- **Provided records**

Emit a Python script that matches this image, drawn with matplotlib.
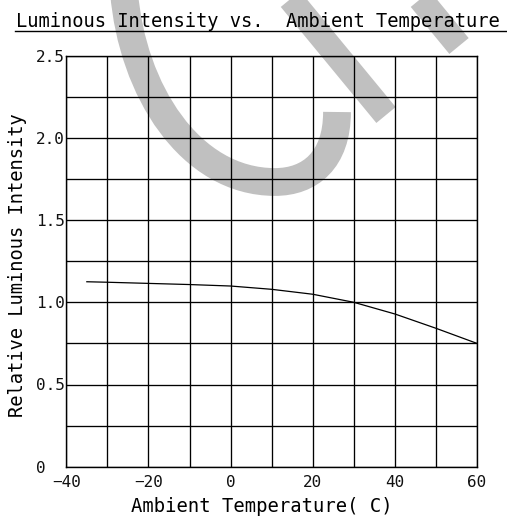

...

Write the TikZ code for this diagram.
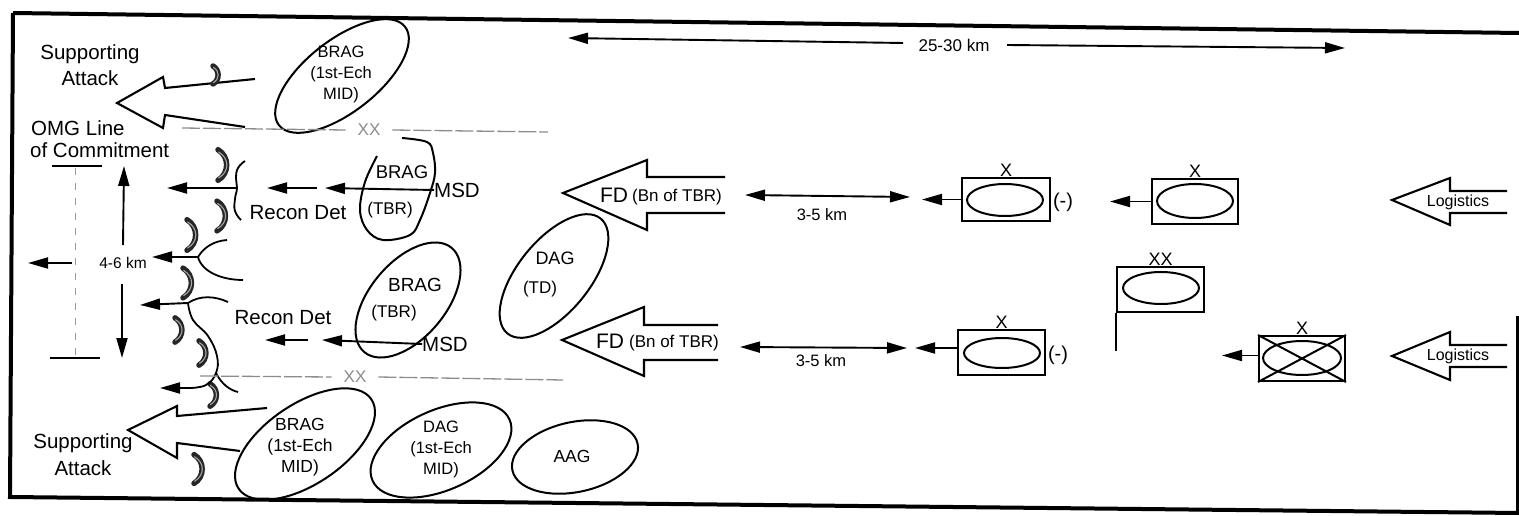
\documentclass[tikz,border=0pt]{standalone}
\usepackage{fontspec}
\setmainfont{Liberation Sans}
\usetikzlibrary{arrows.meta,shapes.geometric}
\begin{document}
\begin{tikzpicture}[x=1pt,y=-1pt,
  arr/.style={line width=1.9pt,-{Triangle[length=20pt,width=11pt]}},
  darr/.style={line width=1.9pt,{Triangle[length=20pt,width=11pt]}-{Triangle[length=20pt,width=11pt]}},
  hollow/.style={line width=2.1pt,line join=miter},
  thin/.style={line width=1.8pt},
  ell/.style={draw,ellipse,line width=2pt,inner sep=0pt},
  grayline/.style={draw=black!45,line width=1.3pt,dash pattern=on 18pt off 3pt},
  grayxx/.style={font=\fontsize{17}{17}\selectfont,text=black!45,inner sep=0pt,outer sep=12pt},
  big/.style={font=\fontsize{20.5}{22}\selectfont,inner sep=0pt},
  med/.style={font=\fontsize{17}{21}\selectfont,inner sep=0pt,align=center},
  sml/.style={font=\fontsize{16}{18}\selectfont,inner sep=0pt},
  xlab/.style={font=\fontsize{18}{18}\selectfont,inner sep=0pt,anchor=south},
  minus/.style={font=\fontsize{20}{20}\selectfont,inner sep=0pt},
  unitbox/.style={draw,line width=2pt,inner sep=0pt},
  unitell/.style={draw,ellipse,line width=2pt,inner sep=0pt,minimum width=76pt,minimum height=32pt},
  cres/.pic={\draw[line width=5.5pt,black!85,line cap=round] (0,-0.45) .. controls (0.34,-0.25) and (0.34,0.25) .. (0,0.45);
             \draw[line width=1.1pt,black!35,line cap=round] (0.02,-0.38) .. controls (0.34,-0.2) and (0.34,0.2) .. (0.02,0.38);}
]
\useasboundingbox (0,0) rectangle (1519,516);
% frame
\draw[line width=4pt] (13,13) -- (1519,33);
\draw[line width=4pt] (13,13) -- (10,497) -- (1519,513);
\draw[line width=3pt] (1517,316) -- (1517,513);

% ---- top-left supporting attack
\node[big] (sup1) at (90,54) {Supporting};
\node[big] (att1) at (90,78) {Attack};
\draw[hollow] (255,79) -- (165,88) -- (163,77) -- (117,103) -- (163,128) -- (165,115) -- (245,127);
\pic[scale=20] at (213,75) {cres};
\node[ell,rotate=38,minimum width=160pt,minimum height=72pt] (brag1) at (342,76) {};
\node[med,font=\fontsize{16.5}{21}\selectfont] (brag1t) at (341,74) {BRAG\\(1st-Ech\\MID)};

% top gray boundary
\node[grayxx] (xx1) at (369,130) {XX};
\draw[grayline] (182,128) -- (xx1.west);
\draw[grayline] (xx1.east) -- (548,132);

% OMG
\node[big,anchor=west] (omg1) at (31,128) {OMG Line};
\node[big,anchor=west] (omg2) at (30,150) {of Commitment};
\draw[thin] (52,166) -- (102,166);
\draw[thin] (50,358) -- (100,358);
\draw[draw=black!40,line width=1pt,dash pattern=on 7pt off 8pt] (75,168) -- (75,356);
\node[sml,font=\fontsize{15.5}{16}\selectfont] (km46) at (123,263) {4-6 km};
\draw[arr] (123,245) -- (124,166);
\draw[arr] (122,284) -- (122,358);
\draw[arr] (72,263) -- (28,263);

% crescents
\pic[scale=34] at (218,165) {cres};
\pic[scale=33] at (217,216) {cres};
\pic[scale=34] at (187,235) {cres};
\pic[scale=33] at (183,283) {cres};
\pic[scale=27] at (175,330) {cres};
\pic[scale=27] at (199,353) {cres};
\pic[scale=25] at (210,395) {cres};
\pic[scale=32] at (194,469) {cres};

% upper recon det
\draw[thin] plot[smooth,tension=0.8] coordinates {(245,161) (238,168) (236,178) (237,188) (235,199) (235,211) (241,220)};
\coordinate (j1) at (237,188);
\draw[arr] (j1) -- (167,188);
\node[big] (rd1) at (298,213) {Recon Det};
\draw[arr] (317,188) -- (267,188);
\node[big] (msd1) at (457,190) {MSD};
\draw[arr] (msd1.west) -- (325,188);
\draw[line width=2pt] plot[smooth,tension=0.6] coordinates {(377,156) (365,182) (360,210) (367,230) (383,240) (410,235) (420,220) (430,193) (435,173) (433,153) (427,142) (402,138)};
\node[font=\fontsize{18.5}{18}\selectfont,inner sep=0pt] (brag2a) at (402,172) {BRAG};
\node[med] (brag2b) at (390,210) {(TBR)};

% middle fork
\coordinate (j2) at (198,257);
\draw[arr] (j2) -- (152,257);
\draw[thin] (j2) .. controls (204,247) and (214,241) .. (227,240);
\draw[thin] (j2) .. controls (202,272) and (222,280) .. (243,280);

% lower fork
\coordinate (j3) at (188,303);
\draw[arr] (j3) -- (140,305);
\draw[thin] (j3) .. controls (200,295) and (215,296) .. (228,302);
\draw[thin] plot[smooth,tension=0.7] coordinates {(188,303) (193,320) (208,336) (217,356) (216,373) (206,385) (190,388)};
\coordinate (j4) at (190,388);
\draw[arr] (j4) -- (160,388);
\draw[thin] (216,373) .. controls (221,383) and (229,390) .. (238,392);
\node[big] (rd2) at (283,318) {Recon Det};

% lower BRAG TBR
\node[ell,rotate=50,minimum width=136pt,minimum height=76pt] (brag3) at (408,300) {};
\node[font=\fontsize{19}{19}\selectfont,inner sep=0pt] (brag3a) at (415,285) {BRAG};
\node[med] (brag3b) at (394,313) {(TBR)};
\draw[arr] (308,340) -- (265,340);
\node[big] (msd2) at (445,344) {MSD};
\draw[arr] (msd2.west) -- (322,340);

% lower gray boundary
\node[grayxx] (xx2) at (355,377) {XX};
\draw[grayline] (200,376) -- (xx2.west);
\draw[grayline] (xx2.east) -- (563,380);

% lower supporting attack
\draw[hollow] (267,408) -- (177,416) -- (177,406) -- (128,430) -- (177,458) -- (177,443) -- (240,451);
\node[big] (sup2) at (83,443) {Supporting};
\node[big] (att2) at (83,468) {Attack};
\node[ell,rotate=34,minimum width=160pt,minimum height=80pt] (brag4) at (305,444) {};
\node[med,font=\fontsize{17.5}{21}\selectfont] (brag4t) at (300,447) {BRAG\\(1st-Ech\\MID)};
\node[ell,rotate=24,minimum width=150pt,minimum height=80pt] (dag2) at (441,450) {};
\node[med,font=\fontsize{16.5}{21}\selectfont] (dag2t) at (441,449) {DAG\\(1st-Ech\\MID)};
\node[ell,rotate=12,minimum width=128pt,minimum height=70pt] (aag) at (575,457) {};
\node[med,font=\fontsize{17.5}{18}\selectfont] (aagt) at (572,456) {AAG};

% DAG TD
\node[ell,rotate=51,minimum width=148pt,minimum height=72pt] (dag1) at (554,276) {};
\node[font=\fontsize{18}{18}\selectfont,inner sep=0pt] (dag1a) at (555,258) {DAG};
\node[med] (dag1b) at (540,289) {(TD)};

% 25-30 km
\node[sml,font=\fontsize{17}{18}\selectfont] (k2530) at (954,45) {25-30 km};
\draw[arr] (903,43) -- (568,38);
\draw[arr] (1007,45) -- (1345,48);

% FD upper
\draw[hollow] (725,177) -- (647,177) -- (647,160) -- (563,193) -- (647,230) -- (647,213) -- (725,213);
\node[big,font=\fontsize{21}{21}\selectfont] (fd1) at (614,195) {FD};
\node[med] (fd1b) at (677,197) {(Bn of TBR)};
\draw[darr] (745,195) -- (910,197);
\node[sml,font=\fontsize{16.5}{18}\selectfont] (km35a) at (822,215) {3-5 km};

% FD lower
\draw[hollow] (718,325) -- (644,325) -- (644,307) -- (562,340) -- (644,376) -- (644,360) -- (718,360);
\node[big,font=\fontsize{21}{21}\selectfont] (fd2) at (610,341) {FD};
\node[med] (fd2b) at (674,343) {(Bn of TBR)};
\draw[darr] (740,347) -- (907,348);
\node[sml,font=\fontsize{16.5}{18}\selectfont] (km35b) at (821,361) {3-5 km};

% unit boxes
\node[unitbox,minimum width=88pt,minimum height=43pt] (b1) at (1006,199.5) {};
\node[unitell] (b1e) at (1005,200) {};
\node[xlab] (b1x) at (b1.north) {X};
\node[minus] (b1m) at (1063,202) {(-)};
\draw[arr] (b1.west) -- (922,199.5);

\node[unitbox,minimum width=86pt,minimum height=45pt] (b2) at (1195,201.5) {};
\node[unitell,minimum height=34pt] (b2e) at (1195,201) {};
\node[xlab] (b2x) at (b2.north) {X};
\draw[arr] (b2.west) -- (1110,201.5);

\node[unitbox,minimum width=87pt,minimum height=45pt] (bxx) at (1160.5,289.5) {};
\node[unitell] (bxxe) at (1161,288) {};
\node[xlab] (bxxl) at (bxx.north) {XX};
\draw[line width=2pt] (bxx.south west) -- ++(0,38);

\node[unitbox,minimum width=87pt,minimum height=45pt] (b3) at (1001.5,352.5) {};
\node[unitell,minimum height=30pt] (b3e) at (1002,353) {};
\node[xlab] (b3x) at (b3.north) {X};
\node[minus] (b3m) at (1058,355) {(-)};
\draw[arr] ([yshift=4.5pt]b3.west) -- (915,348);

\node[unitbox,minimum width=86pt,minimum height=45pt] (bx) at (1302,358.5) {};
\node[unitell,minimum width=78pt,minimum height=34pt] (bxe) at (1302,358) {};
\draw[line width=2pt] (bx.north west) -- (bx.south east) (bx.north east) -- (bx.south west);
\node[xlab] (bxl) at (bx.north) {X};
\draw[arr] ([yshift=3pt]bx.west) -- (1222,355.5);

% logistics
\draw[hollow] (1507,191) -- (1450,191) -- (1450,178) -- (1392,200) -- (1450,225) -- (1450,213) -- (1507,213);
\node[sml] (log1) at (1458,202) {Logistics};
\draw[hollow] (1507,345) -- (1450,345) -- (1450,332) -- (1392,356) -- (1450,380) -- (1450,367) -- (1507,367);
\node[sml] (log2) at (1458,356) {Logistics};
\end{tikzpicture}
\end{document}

- **Task objective**
How many lines in these entries hold the string "this"? Answer with the number alone.

- **Reply to the exercise**
2